Rajeeva Sinha is an associate professor of finance at the Odette School of Business, University of Windsor.

So we have a CPP boost and we have the usual responses. The employers' groups see the Canada Pension Plan contribution enhancements as devastating to the economy, a killer of jobs, while the government sees the boost as the required fix for delivering to all Canadians the prospect of financial security into old age.

Policy making is messy. The federal Liberals deserve credit for taking a step, but a single measure is not a plan. The danger in the current exchange is that we have reduced prospects for a more balanced conversation on old-age financial security for all Canadians.

Job losses and declining competitiveness attributed to enhanced retirement benefits are an archaic notion of value creation as a cost-cutting exercise. The consequences for present and future jobs depend upon how retirement benefits are defined and a clear intergenerational assignment of costs and benefits between current and future workers. In a 2005 report on pensions and health care, the World Economic Forum put forward three alternative scenarios; the one that made most sense was described as "we're in it together." Management and productivity literature increasingly focuses on evidence that a cared-for work force is a more productive one.

We also have to recognize that we need a sincere conversation about old-age financial security. What we know from various fields of research shows that some of the basic premises of the debate on retirement security requires rethinking.
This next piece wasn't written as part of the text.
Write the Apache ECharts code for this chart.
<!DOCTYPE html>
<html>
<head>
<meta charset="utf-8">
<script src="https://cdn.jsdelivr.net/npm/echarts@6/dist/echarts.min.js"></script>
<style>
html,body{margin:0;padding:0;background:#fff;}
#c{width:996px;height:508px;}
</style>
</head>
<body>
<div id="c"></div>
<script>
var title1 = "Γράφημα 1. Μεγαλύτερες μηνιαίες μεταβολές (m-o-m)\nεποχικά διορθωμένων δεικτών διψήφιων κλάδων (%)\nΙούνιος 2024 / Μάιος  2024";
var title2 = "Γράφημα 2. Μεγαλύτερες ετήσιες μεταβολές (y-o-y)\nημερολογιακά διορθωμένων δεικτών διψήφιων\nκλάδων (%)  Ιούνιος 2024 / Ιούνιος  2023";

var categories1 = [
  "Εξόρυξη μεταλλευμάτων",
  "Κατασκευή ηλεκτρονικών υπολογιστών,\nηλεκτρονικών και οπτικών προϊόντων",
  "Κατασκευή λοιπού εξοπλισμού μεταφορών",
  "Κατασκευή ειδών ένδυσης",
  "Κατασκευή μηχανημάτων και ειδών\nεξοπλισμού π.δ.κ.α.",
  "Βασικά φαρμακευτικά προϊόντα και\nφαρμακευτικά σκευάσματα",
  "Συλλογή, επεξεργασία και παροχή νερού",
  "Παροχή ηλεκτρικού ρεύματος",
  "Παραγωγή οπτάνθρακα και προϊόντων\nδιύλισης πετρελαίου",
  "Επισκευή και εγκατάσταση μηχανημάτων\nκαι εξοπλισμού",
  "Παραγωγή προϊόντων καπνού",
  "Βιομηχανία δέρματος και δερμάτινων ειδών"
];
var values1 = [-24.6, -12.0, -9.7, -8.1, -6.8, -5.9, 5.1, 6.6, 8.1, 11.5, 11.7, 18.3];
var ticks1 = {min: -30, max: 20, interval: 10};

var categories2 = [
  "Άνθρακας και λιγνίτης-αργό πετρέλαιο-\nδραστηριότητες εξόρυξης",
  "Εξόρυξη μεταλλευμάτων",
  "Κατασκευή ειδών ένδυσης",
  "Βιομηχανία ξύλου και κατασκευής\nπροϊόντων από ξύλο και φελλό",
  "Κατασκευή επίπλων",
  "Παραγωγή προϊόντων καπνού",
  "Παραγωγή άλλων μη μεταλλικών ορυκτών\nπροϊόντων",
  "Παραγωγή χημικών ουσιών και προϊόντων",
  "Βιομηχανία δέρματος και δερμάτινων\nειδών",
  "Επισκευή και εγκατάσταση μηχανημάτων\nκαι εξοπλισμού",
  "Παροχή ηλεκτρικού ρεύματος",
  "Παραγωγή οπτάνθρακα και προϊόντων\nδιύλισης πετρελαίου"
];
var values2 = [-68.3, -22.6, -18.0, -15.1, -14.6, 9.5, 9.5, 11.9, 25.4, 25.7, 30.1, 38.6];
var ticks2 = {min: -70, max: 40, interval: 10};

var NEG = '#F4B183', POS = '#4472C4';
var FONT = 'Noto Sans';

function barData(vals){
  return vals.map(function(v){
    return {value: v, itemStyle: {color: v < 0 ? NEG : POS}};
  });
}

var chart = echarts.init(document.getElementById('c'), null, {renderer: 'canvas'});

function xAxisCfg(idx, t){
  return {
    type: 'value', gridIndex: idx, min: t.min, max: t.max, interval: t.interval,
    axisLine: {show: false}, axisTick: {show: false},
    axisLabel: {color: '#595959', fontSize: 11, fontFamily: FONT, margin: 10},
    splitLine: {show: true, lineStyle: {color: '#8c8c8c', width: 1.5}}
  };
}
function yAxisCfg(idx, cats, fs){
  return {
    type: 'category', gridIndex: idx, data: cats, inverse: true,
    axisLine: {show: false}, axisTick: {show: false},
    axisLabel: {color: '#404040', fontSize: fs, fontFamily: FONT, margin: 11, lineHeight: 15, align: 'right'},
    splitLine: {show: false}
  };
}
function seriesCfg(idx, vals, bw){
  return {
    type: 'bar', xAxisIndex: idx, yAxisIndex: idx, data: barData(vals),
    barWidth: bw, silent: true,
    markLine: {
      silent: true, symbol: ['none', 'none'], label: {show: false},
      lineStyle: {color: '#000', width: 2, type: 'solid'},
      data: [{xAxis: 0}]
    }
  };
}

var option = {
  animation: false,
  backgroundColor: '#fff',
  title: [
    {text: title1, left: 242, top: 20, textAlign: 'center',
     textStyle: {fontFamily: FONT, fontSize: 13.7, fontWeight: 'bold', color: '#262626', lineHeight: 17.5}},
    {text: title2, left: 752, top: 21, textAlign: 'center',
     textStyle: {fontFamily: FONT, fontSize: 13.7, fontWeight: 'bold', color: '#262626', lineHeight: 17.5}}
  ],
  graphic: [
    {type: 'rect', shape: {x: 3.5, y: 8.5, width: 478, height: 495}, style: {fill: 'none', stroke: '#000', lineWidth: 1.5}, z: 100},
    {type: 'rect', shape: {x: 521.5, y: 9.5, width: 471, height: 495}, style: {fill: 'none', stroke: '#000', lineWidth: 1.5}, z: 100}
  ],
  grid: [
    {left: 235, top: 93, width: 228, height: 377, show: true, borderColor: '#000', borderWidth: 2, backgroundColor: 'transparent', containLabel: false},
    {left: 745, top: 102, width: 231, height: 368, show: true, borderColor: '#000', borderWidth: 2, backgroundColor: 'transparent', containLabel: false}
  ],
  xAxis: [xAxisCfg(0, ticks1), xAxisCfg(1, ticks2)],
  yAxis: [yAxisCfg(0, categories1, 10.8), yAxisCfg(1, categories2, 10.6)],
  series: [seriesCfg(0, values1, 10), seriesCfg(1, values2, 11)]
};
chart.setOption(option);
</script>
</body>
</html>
First, we need to make a distinction between wealth management and old-age financial security. The financial services industry does not appear to or want to understand this distinction. This is not only important for money management but also for expectation formation of beneficiaries, in terms what to contribute and what returns to expect.

Second, we need clarity on our income replacement rate goals. Traditionally, IRR is visualized as a single percentage value or an individual choice. But it cannot be the same for different income groups. For Canadians in higher-income groups, the policy goal of income replacement can be a lot lower than for the lower-income deciles. For higher-income groups, a higher IRR should be an individual choice and objective, not a policy concern. This would call for a rethink of RRSPs and TFSAs as a form of private pension provision. RRSPs are inherently regressive and we need to identify what it costs society to have such a program.

Finally, the life cycle income hypothesis, along with rational actors and efficient markets, cannot be a valid basis for pension planning given what we know about behavioural finance and research on labour markets. Some form of auto-pilot savings program, rather than incentivization of households to save long term, is becoming the practice given the findings in behavioural finance.

Furthermore, as meta-analysis by the World Bank of financial literacy and education programs shows, financial education and literacy programs do not work. Another World Bank study on pensions and performance measurement finds that labour market risks are as significant as financial risks to old-age financial security. Studies of micro-data on U.S. households show that the conventional hump-shaped lifetime income hypothesis is true for less than a quarter of households.

A good plan for old-age financial security should have a well-designed disbursement or decumulation strategy of the pension assets. The decumulation strategy should not have an exclusive financial focus; it should incorporate a lifetime view of how to use saved and invested funds to create assets, in particular for lower-income groups. Experience of countries like Singapore has shown that this has been a very effective tool in avoiding old-age poverty and promoting economic competitiveness.